Reaching out to old adversaries

But to Kim himself fell the task of taking the most dramatic steps toward fulfilling his long-held dreams for Korea. Finally elected president of South Korea in 1997, on his fourth try, Kim set out to put the crowning achievements on his own legacy. He immediately pardoned two of his predecessors -- Chun Doo-hwan and Roh Tae-woo -- who had conspired to imprison and condemn him to death and were serving long sentences for corruption and treason, and he invited them to his inauguration.

He also freed nearly all of the country's political prisoners and set in motion a major thaw in relations between Seoul and Pyongyang, culminating in the historic North Korean-South Korean Summit last June -- an unprecedented achievement that brought Kim accolades from around world and won him the label, "visionary."

Kim Dae-jung still has his detractors. There are those among the stalwart generation that fought the Korean War who will never trust anything that Pyongyang promises, and thus still believe that Kim is a pawn of the North. At the same time, some of his old allies in the struggle for justice, human rights and democracy in South Korea complain that as president, Kim hasn't moved fast enough to dismantle the old security laws. They also charge that he has been co-opted by the United States, the International Monetary Fund and other global institutions.

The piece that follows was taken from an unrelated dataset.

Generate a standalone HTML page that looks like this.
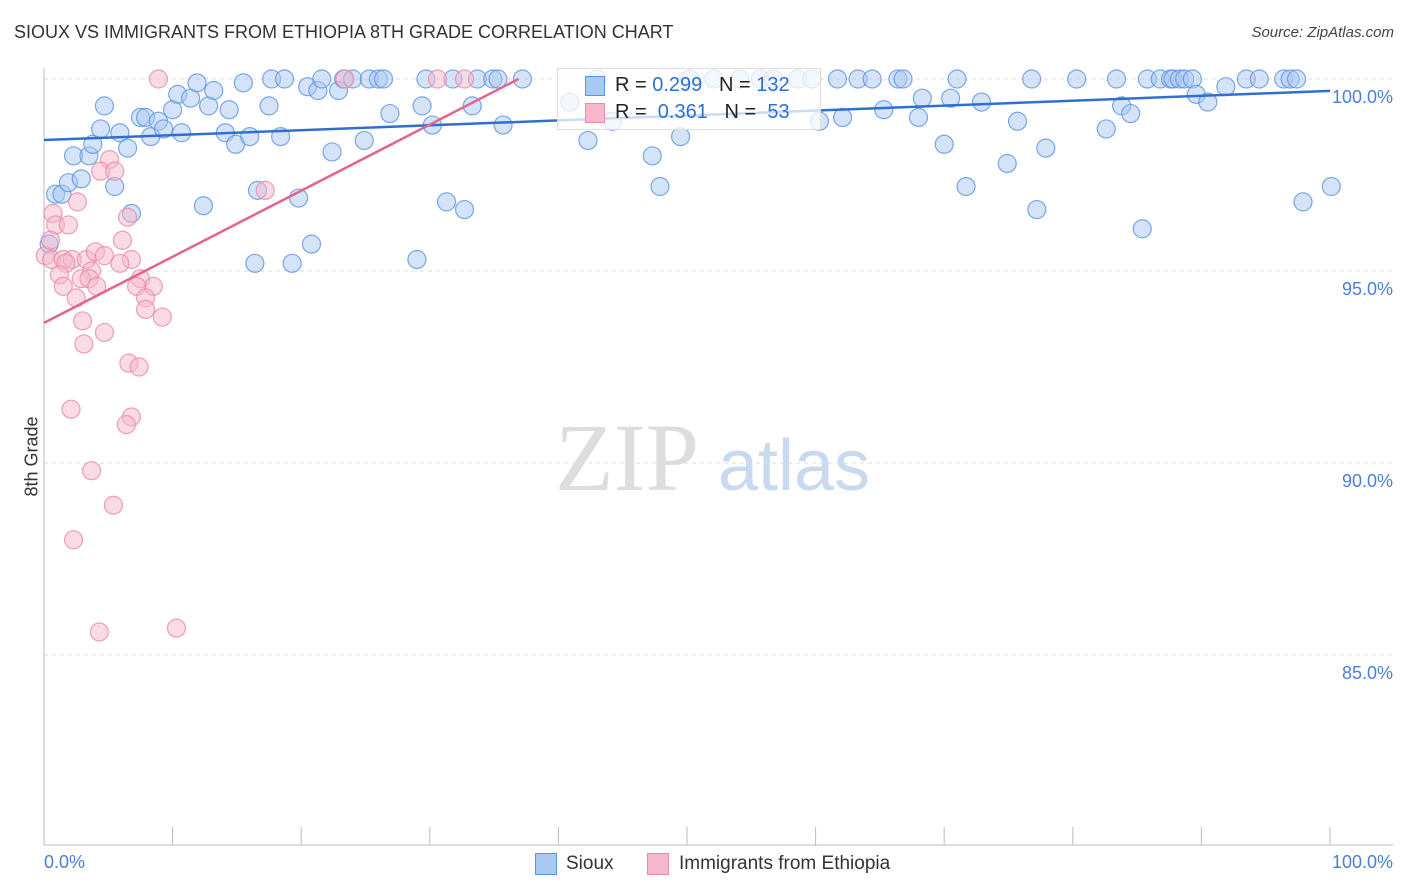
<!DOCTYPE html>
<html><head><meta charset="utf-8"><style>
body{margin:0;background:#fff;font-family:"Liberation Sans",sans-serif;}
#wrap{position:relative;width:1406px;height:892px;overflow:hidden;}
.t{position:absolute;white-space:nowrap;}
</style></head><body>
<div id="wrap">
<div class="t" style="left:14px;top:22px;font-size:18px;color:#333;">SIOUX VS IMMIGRANTS FROM ETHIOPIA 8TH GRADE CORRELATION CHART</div>
<div class="t" style="right:12px;top:24px;font-size:15px;color:#444;font-style:italic;">Source: ZipAtlas.com</div>
<div class="t" style="left:-8px;top:446px;font-size:18px;color:#333;transform:rotate(-90deg);">8th Grade</div>
<svg id="svg" width="1406" height="892" style="position:absolute;left:0;top:0"></svg>
</div>
<script>
const blueX=[0.9,1.4,1.9,2.3,2.9,3.5,3.8,4.4,4.7,5.5,5.9,6.5,6.8,7.5,7.9,8.3,8.9,9.3,10.0,10.4,10.7,11.4,11.9,12.4,12.8,13.2,14.1,14.4,14.9,15.5,16.0,16.4,16.6,17.5,17.7,18.4,18.7,19.3,19.8,20.5,20.8,21.3,21.6,22.4,22.9,23.3,24.0,24.9,25.3,26.0,26.4,26.9,29.0,29.4,29.7,30.2,31.3,31.8,32.7,33.3,33.7,34.9,35.3,35.7,37.2,40.9,42.3,43.0,44.2,47.3,47.9,49.5,50.2,52.1,54.1,55.7,56.7,58.6,59.7,60.3,61.7,62.1,63.3,64.4,65.3,66.4,66.8,68.0,68.3,70.0,70.5,71.0,71.7,72.9,74.9,75.7,76.8,77.2,77.9,80.3,82.6,83.4,83.8,84.5,85.4,85.8,86.8,87.6,87.8,88.3,88.7,89.3,89.6,90.5,91.9,93.5,94.5,96.4,96.9,97.4,97.9,100.1,0.4];
const blueY=[97.0,97.0,97.3,98.0,97.4,98.0,98.3,98.7,99.3,97.2,98.6,98.2,96.5,99.0,99.0,98.5,98.9,98.7,99.2,99.6,98.6,99.5,99.9,96.7,99.3,99.7,98.6,99.2,98.3,99.9,98.5,95.2,97.1,99.3,100,98.5,100,95.2,96.9,99.8,95.7,99.7,100,98.1,99.7,100,100,98.4,100,100,100,99.1,95.3,99.3,100,98.8,96.8,100,96.6,99.3,100,100,100,98.8,100,99.4,98.4,100,98.9,98.0,97.2,98.5,100,100,100,100,100,100,100,98.9,100,99.0,100,100,99.2,100,100,99.0,99.5,98.3,99.5,100,97.2,99.4,97.8,98.9,100,96.6,98.2,100,98.7,100,99.3,99.1,96.1,100,100,100,100,100,100,100,99.6,99.4,99.8,100,100,100,100,100,96.8,97.2,95.7];
const pinkX=[0.7,0.9,1.9,2.6,0.1,0.6,1.5,2.2,1.7,3.3,4.0,4.7,6.8,3.7,1.2,2.9,3.5,5.9,7.5,8.5,1.5,2.5,4.1,7.2,7.9,7.9,9.2,3.0,4.7,3.1,6.6,7.4,2.1,6.8,6.4,3.7,5.4,2.3,4.3,10.3,5.1,4.4,5.5,6.5,6.1,17.2,8.9,23.4,30.6,32.7,0.5];
const pinkY=[96.5,96.2,96.2,96.8,95.4,95.3,95.3,95.3,95.2,95.3,95.5,95.4,95.3,95.0,94.9,94.8,94.8,95.2,94.8,94.6,94.6,94.3,94.6,94.6,94.3,94.0,93.8,93.7,93.4,93.1,92.6,92.5,91.4,91.2,91.0,89.8,88.9,88.0,85.6,85.7,97.9,97.6,97.6,96.4,95.8,97.1,100,100,100,100,95.8];
const blueTrendX=[0,100], blueTrendY=[98.41,99.69];
const pinkTrendX=[0,36.9], pinkTrendY=[93.65,100];
const yTicks=[100,95,90,85];
const yTickLabels=["100.0%","95.0%","90.0%","85.0%"];
const xTicks=[0,10,20,30,40,50,60,70,80,90,100];

const NS="http://www.w3.org/2000/svg";
const svg=document.getElementById('svg');
const X=v=>44+v*12.86, Y=v=>79+(100-v)*38.4;
function mk(tag,attrs,parent){const e=document.createElementNS(NS,tag);for(const k in attrs)e.setAttribute(k,attrs[k]);(parent||svg).appendChild(e);return e;}
// watermark
let wm=mk('text',{x:555,y:490,'font-family':'Liberation Serif,serif','font-size':96,fill:'#ddd'});wm.textContent='ZIP';


let wm2=mk('text',{x:718,y:490,'font-family':'Liberation Sans,sans-serif','font-size':72,fill:'#c9d9ef'});wm2.textContent='atlas';


yTicks.forEach((t,i)=>{
 const g=mk('line',{x1:44,x2:1393,y1:Y(t),y2:Y(t),stroke:'#ddd','stroke-dasharray':'4,4'});
 
 
 const l=mk('text',{x:1393,y:Y(t)+24,'text-anchor':'end','font-size':18,fill:'#4a7fd6','font-family':'Liberation Sans,sans-serif'});
 l.textContent=yTickLabels[i];
 
 
});
let ax=mk('line',{x1:44,x2:44,y1:68,y2:845,stroke:'#bbb'});


let bx=mk('line',{x1:44,x2:1393,y1:845,y2:845,stroke:'#bbb'});


xTicks.forEach(t=>{const tk=mk('line',{x1:X(t),x2:X(t),y1:827,y2:845,stroke:'#bbb'});
 
 });
function dots(xs,ys,fill,stroke,name){xs.forEach((x,i)=>{const c=mk('circle',{cx:X(x),cy:Y(ys[i]),r:9,fill:fill,'fill-opacity':0.5,stroke:stroke,'stroke-opacity':0.8,'stroke-width':1.2});
 
 });}
dots(blueX,blueY,'#a9c8f2','#5b93de','sioux-point');
dots(pinkX,pinkY,'#f6b8ca','#e98aa8','ethiopia-point');
let bl=mk('line',{x1:X(blueTrendX[0]),y1:Y(blueTrendY[0]),x2:X(blueTrendX[1]),y2:Y(blueTrendY[1]),stroke:'#2f6fd0','stroke-width':2.5});


let pl=mk('line',{x1:X(pinkTrendX[0]),y1:Y(pinkTrendY[0]),x2:X(pinkTrendX[1]),y2:Y(pinkTrendY[1]),stroke:'#e3658f','stroke-width':2.5});


</script>
<div class="t" style="left:557px;top:68px;width:262px;height:60px;border:1px solid #ddd;background:rgba(255,255,255,0.75);"></div>
<div class="t" style="left:585px;top:76px;width:18px;height:18px;background:#a9c8f2;border:1px solid #5b93de;"></div>
<div class="t" style="left:615px;top:74px;font-size:20px;color:#222;">R = <span style="color:#2f6fd0">0.299</span>&nbsp;&nbsp;&nbsp;N = <span style="color:#2f6fd0">132</span></div>
<div class="t" style="left:585px;top:103px;width:18px;height:18px;background:#f6b8ca;border:1px solid #e98aa8;"></div>
<div class="t" style="left:615px;top:101px;font-size:20px;color:#222;">R = &nbsp;<span style="color:#2f6fd0">0.361</span>&nbsp;&nbsp;&nbsp;N = &nbsp;<span style="color:#2f6fd0">53</span></div>
<div class="t" style="left:44px;top:852px;font-size:18px;color:#4a7fd6;">0.0%</div>
<div class="t" style="right:13px;top:852px;font-size:18px;color:#4a7fd6;">100.0%</div>
<div class="t" style="left:535px;top:853px;width:20px;height:20px;background:#a9c8f2;border:1px solid #5b93de;"></div>
<div class="t" style="left:566px;top:853px;font-size:19px;color:#333;">Sioux</div>
<div class="t" style="left:647px;top:853px;width:20px;height:20px;background:#f6b8ca;border:1px solid #e98aa8;"></div>
<div class="t" style="left:679px;top:853px;font-size:19px;color:#333;">Immigrants from Ethiopia</div>
</body></html>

But in announcing its decision to award him the Peace Prize, the Norwegian Nobel Committee called Kim "his country's leading spokesman for democracy."

"With great moral strength," the Nobel committee added, "Kim Dae-jung has stood out in East Asia as a leading defender of universal human rights against attempts to limit the relevance of those rights in Asia." And it cited his attempts to "overcome more than 50 years of war and hostility between North and South Korea."

Joe Manguno was Seoul Bureau Chief for the Wall Street Journal from 1986-1991. He has known Kim Dae-jung and covered his career for 15 years. Manguno now works for CNN International television.